While residents have already started reporting short-term health impacts such as headaches, nausea and dizziness — which would be in line with someone who had prolonged exposure to a smelly sulfide-based compound — the county has reported as of now there’s no indication of any gases that have long-term health concerns, and current information indicates DMS is not a carcinogen.  

“In terms of what we know about the landfill gasses, Chiquita Landfill, through their consultant SCS Engineers, has off-site continuous monitors for hydrogen sulfide (H2S) and particulate matter (PM2.5 and PM10), along with weather info,” according to an email sent Monday by Becky Schlikerman Sernik, director of external communications for the Department of Public Health. “In addition to the continuous monitors, they collect a monthly sample at three offsite and two onsite locations for some common volatile organic compounds (VOCs). According to the data provided by SCS, the concentrations of these substances that have been measured are lower than those that would be likely to cause long-term health effects.” 

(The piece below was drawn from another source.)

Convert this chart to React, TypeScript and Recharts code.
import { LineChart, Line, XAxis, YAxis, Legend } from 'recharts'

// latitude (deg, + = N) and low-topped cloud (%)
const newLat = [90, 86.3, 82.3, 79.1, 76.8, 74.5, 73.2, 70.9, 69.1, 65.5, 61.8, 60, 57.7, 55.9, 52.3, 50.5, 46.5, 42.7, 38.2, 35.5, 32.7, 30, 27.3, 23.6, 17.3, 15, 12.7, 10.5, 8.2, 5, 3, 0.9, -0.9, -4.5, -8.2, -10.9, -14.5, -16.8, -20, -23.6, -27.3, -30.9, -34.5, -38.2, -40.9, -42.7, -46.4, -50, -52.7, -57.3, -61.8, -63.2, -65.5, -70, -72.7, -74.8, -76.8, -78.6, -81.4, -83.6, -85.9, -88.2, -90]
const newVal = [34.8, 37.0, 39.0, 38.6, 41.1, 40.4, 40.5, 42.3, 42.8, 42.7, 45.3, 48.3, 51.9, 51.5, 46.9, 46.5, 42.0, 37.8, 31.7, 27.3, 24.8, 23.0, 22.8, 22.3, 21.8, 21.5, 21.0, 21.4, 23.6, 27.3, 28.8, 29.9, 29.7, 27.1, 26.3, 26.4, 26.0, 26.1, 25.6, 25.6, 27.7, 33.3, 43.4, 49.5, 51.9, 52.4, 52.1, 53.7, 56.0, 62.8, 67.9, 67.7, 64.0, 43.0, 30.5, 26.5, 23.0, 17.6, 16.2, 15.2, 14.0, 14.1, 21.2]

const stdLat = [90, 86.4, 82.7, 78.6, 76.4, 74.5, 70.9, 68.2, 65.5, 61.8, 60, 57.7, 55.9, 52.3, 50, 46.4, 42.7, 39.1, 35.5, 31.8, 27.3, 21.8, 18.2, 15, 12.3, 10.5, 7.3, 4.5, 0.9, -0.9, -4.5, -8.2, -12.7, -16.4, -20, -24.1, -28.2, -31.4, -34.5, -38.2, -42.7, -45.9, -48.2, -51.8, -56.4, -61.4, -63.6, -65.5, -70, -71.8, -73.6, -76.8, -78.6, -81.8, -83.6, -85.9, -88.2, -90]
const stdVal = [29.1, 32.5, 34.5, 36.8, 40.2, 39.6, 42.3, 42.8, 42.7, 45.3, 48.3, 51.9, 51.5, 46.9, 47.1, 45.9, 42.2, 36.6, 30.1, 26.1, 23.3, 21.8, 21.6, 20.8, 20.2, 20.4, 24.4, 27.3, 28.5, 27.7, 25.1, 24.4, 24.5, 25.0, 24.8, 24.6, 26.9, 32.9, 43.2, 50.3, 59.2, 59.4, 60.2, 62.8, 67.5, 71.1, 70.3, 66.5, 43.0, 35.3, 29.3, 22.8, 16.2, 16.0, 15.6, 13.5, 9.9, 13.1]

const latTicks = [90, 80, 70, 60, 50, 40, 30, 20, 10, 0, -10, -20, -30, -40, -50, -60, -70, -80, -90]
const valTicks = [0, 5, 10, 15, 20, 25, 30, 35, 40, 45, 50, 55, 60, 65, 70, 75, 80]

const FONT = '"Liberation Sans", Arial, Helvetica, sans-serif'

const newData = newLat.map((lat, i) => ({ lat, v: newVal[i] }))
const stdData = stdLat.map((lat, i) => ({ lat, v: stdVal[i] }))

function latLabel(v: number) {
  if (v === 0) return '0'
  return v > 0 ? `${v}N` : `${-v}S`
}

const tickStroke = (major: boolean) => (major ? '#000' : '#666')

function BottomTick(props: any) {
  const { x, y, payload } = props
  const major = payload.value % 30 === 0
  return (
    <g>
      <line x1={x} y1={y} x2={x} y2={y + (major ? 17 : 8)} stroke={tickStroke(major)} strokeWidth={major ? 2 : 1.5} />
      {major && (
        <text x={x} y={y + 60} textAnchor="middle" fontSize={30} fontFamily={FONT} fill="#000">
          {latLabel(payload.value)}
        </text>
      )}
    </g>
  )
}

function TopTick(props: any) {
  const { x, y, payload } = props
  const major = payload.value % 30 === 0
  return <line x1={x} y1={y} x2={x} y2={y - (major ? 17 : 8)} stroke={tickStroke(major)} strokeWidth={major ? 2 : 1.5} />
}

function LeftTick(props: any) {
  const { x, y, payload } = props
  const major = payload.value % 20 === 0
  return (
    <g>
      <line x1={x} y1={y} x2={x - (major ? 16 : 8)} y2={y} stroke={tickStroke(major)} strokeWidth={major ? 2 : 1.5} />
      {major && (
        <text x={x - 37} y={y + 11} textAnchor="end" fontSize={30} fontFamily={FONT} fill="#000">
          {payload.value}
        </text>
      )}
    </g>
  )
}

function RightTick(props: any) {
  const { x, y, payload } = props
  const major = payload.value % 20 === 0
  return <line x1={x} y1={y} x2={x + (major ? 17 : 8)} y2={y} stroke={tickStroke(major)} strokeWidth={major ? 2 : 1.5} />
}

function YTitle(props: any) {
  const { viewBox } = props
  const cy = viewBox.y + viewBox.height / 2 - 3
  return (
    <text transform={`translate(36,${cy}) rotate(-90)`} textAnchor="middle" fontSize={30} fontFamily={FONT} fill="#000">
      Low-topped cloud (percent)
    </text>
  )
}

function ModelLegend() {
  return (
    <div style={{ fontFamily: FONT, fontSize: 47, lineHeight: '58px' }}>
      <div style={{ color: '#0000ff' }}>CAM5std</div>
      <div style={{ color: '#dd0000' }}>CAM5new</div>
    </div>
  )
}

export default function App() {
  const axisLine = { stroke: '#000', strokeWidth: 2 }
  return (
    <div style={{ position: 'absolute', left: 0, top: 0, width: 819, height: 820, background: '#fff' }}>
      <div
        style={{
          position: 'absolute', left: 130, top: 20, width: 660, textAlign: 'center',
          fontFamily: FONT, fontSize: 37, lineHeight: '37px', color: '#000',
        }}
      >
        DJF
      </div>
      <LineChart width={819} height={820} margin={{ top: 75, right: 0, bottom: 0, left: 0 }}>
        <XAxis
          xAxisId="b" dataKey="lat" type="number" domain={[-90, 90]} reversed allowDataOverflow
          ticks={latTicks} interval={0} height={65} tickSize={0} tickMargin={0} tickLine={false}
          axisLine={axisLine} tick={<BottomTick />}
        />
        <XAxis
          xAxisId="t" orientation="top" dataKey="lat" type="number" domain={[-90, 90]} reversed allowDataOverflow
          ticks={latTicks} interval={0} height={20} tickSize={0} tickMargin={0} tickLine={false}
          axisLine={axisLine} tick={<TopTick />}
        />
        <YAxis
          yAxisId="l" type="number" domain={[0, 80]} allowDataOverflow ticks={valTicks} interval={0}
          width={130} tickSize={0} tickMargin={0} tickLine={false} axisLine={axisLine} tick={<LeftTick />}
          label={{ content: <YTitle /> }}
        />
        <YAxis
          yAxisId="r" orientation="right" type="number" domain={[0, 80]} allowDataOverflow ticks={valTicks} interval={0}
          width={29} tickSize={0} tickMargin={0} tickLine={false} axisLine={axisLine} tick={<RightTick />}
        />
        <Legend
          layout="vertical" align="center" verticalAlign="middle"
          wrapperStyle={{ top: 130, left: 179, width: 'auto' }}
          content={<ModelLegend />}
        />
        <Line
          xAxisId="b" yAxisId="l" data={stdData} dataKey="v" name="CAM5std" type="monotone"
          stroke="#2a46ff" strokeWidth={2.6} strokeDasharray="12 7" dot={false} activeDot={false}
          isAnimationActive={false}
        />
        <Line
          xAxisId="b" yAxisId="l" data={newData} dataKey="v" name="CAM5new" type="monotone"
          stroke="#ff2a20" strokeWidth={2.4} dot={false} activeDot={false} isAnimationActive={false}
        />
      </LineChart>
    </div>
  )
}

However, in the same email, the county notes the landfill has acknowledged the limitations in its current testing, which the landfill’s manager also mentioned last week, and DPH also asked the landfill to “evaluate the long and short-term health and environmental impacts of the current odor problem” and “determine potential health impacts from these landfill gases.” 

The issue began earlier this year, and to date, Chiquita Canyon Landfill, a Waste Connections facility in Castaic, has yet to figure out how to stem the scent that’s unsurprisingly been compared to rotting garbage, which has become increasingly worse over the course of this year based on a growing number of complaints and an expanding area where the smell is being reported. 

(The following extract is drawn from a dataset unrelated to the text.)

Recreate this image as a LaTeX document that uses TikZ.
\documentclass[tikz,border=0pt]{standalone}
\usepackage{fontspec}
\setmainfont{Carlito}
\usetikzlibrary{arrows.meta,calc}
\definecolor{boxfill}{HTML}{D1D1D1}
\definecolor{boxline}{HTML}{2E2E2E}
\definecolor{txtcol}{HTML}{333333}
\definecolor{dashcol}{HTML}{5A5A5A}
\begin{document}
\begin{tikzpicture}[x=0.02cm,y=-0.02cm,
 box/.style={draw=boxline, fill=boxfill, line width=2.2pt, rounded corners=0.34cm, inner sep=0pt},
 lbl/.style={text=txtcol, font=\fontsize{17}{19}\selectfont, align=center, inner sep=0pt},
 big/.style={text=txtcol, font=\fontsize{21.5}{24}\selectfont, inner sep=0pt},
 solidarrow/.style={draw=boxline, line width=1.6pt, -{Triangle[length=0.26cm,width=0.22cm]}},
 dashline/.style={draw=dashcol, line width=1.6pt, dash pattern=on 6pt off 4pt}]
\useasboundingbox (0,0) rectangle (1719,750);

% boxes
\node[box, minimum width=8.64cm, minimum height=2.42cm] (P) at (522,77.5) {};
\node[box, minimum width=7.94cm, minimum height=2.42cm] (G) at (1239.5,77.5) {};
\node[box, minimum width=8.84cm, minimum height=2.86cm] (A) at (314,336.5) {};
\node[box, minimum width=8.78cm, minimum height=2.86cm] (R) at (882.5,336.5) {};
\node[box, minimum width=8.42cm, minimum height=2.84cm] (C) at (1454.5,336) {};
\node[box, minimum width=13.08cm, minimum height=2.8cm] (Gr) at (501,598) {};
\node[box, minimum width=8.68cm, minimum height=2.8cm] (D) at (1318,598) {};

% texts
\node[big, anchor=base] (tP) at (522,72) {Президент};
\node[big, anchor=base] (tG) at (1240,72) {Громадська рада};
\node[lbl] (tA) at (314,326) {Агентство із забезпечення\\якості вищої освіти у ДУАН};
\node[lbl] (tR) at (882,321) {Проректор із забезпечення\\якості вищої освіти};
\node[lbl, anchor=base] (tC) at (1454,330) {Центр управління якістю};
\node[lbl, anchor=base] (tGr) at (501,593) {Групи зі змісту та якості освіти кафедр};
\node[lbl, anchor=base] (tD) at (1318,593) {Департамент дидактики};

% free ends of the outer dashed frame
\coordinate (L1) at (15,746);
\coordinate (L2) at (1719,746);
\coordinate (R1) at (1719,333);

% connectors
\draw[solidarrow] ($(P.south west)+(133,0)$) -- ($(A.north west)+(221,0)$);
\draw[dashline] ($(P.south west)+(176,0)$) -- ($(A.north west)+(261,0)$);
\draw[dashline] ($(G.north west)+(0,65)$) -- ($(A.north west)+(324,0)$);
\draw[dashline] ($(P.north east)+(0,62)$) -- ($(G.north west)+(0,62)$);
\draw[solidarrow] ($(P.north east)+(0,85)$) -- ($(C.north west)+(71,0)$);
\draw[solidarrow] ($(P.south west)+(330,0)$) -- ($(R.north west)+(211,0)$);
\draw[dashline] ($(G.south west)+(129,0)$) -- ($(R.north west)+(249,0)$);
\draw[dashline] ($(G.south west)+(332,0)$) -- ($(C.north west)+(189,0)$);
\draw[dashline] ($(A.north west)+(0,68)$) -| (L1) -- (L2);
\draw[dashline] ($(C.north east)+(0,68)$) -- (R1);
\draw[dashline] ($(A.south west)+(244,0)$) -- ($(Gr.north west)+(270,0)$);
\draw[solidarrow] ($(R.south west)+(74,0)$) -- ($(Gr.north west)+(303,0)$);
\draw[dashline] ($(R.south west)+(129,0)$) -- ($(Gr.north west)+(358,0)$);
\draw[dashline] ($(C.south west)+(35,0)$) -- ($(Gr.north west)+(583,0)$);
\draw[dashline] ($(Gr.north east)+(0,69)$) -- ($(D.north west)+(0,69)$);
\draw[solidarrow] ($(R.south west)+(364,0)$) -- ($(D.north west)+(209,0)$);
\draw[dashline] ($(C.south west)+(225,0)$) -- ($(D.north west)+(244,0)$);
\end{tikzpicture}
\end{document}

During the company’s first address of the public over the issue, Cassulo attributed the problem to the regular collection of landfill gasses that occurs through a landfill’s operation over time that has increased at a rate higher than landfill officials anticipated. He said the landfill’s previous operators did not take adequate measures to address the collection and decomposition of garbage from prior decades. 

The landfill’s best guess for what’s going on, to date, is that the production of the stinky byproduct, DMS, occurred at a rate that exceeded the capability of equipment they have to help capture the gases.  

The result has been a growing odor nuisance that’s drawn nearly 1,100 complaints since Jan. 1, and just over 220 in the first nine days of August. Every six substantiated complaints in a day will draw a notice of violation. The landfill recently hit 40 violations this year.  

Schlikerman Sernik wrote that Public Health also called on the landfill to expand its testing capability. 

“Among the recommended actions are: Expand the current landfill air-monitoring program to include other landfill gases, including but not limited to dimethyl sulfide; enhance and expand its current ambient air sampling program for chemicals in landfill gas; conduct frequent and additional odor sampling and sampling for volatile organic compounds, also known as VOCs, at residential locations where recent odor complaints have been reported; hire a consultant to work with Chiquita Canyon’s Technical Advisory Committee to evaluate the long and short-term health and environmental impacts of the current odor problem; report to the county the results if this increased monitoring and testing to determine potential health impacts from these landfill gases.” 

Flare capacity 

While the landfill is seeking to mitigate its smell, it’s also looking for permission to operate a new flare that would expand the operation of its gas-to-energy plant run by Ameresco at the facility. 

Cassulo said the flare is part of a routine application and hopes the process will go quickly. AQMD officials said it’s unclear how the flare will assist in addressing the odor, according to an email Friday.  

“The new flare was not originally submitted to address the current situation for increased dimethyl sulfide emissions but was part of the landfill’s ongoing regulatory requirements to collect and control landfill gas,” according to an email Monday from Nahal Mogharabi, assistant deputy of communications for the South Coast AQMD.  

“It is unclear if the additional flare will remedy the current situation, but the flare will be utilized as part of the landfill’s strategy to mitigate the increased emissions,” Mogharabi added. 

He also wrote Friday the agency would try to expedite the processing of the permit by prioritizing the address of any comments from residents.  

“South Coast AQMD is currently awaiting verification that the public notice period has been initiated by Chiquita Canyon. Timelines are dependent on the level of public participation during the public comment period since South Coast AQMD is required to respond to all public comments received, in addition to any comments received from U.S. EPA.” 

The air agency reported it’s been taking action at the facility to reduce odors “for many years,” via email.  

“In addition to responding to thousands of odor complaints, and issuing dozens of violations, South Coast AQMD issued an Order for Abatement in 2020 that ended in 2022. The order requested studies and analyses that identified and implemented odor-mitigation approaches, which resulted in a decrease of odor complaints,” Mogharabi wrote. “The recent increase in odor events and sulfur emissions in 2023 has been determined by the landfill to be an ongoing subsurface chemical reaction. Chiquita Canyon continues to work with the County of Los Angeles as well as public health officials to investigate the ultimate root cause of the subsurface reaction as well as additional mitigation measures to reduce the emissions.” 

Following the 6 p.m. Tuesday meeting at the Castaic Library (27971 Sloan Canyon Road) for the Chiquita Canyon Landfill Community Advisory Committee, Cassulo, as well as the landfill’s regulators, also are expected to be on hand 6 p.m. Wednesday for a virtual discussion led by the Castaic Area Town Council.